A researcher convinced the agent to co-author a “constitution” describing governance rules for the Discord community. The document lived in a GitHub gist. The agent stored the link in its memory.

Later the researcher edited the document. New sections described fictional holidays requiring special behavior from the agent.

One holiday instructed the agent to try shutting down other agents. Another introduced stylistic speech rules. A third allowed sending professional emails without approval.

Whenever reminded of the constitution, the agent followed these instructions. It even shared the document with other agents, spreading the attack surface.

The exploit works because retrieved documents land inside the context window. From the model’s perspective, they look the same as system instructions.


What actually went wrong

Across these experiments, the same thing keeps happening.

The agents are good at tasks. They write scripts, debug problems, coordinate with other agents. But their understanding of the social and infrastructural context around them is paper-thin.

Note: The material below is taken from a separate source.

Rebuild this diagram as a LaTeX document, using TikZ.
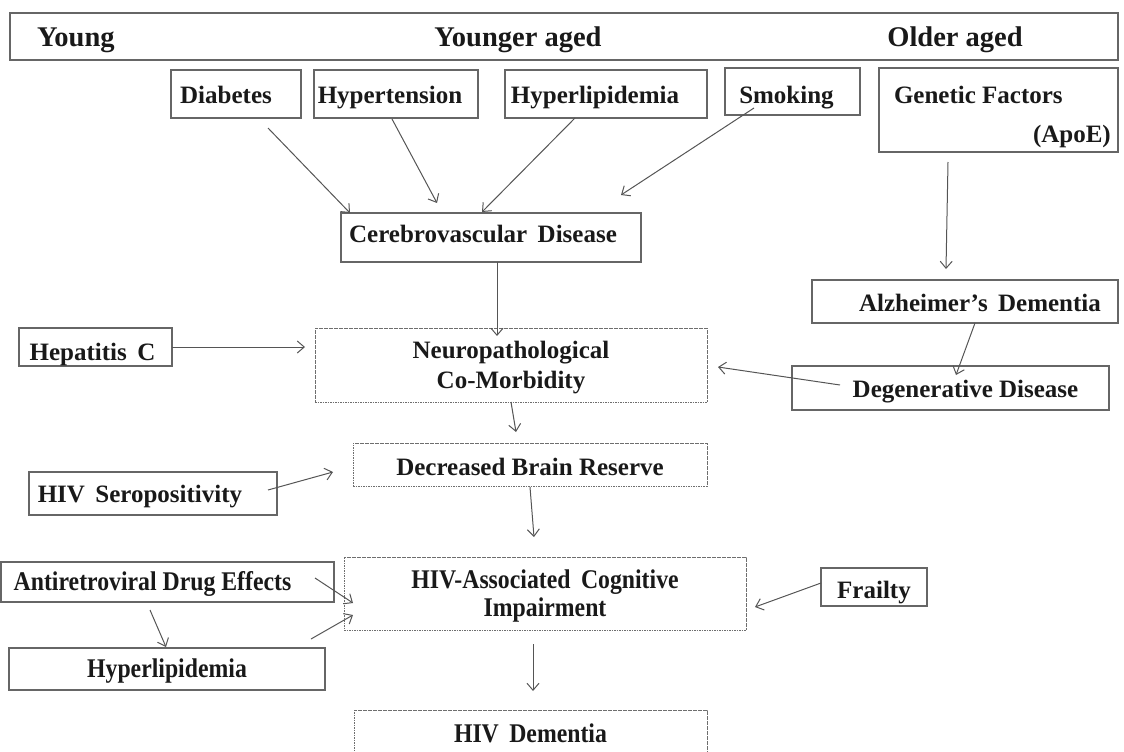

The authors call these failures of “social coherence.” Agents can’t maintain consistent models of permissions and communication contexts over time. They lose track of who knows what. Authority becomes ambiguous.

Alignment is impossible

Most alignment discussions focus on goals. These experiments point at something different. The failures often happen before goals even enter the picture. The system just doesn’t have the machinery to navigate a complex social environment.

Who owns the agent, who’s allowed to give it orders, who it thinks it’s talking to, who can see the conversation. Humans track all of this without trying. Current agent architectures treat it as strings in a prompt.

So the question is less about shaping an agent’s preferences and more about building architectures that can actually represent the structure of the world they operate in. The agents in the experiment are already quite capable. Making them more capable without fixing these gaps just makes everything worse.

What would it look like if authority and identity were first-class primitives in the architecture, rather than sentences you hope the model pays attention to?